Some phrases to watch for:
- "100% Pure Olive Oil" - It sounds great, but this usually signifies a cheap refined oil that has been mixed with a virgin oil to give flavor.
- "Light olive oil" - No this does not mean it contains less fat, light just means it contains less flavor
- "Refined olive oil" - Oil that was previously unpalatable that has gone through mechanical and chemical processes to reduce acidity
Because of its expense and rather assertive flavor, we often reserve extra virgin olive oil for raw preparations (dressing greens and pasta, on bread, etc). Furthermore heating extra virgin olive oil reduces its flavor so you're better off just using virgin in the first place. Most of the health benefits of olive oil aren't limited to extra virgin, so using just virgin or even regular olive oil is perfectly fine.
Where to buy olive oil
While local mega marts tend to stock many kinds of olive oil, they aren't often of high-quality (even the more expensive brands). Going to upscale stores like Whole Foods or Williams-Sonoma can get you quality but will also leave your wallet quite a bit lighter. If you're looking for a regional oil try finding a specialty store for that region (Italian, Greek and Spanish speciality grocery stores are fairly common).
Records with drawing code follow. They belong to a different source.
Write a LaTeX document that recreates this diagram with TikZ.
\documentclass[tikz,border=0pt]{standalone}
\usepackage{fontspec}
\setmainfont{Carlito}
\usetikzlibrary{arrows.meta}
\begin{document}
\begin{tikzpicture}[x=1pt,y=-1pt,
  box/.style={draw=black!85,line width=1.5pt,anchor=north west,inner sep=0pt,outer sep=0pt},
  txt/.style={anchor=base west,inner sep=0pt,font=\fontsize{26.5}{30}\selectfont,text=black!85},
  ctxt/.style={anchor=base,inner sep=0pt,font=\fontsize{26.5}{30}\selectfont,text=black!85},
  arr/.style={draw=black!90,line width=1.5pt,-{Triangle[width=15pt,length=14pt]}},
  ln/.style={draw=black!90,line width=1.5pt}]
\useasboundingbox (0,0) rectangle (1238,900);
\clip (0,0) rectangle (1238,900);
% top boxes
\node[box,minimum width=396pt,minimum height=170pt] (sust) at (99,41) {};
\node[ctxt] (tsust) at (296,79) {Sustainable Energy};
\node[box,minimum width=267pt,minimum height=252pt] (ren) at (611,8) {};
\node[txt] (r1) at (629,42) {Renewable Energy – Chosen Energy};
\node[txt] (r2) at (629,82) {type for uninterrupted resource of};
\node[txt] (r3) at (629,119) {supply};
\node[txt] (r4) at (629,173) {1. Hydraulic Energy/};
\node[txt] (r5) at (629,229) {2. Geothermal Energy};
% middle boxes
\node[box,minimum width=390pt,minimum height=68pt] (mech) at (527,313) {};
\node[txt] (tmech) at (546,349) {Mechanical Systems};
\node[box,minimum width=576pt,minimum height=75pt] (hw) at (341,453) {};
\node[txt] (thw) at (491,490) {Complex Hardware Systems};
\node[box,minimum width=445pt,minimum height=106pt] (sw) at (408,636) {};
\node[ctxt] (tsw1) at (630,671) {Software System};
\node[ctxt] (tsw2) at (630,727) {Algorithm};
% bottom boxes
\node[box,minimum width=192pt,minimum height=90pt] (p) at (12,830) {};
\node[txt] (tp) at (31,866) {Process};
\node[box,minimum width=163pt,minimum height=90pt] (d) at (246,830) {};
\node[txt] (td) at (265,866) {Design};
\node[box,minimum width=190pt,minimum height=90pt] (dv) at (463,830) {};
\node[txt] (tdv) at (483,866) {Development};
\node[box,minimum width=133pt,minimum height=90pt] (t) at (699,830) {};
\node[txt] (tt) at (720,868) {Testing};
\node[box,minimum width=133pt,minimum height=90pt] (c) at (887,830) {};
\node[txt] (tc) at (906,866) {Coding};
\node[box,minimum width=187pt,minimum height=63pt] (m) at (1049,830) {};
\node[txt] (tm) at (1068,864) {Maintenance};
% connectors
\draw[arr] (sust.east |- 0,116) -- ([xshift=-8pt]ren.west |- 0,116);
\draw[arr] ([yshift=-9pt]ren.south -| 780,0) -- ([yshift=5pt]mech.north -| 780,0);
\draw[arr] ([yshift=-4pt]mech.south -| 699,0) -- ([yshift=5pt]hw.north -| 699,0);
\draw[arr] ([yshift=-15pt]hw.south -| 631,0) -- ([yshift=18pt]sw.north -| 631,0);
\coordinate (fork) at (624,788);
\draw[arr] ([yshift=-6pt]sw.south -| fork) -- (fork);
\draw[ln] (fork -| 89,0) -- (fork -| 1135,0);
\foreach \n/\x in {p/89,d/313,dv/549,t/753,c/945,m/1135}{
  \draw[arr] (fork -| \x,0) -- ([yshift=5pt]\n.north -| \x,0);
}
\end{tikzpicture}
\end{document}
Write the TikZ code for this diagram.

Or if you don't mind buying in a bit more quantity, try looking online. Online shops like iGourmet have more varieties than even the largest specialty stores and often much better prices. You need to watch out for shipping prices, but shopping at Amazon with their free super saver shipping can really help out. Even if you're shopping locally, reading the reviews online can help give you an edge.
Olive oil storage
Olive oil is unrefined so it needs to be stored with more consideration than some other cooking oils. Light is olive oil's biggest enemy, it starts to break down the chlorophyll which gives the oil its lovely color. Look for brands that are sold in dark bottles or even better opaque cans. We like to store our oil in a bottle with a pour spout for ease of use, just make sure that the oil isn't exposed to the air and keep it in a dark cool place. You can buy a bottle with the sealable pour spout but we prefer to just buy the pour spout.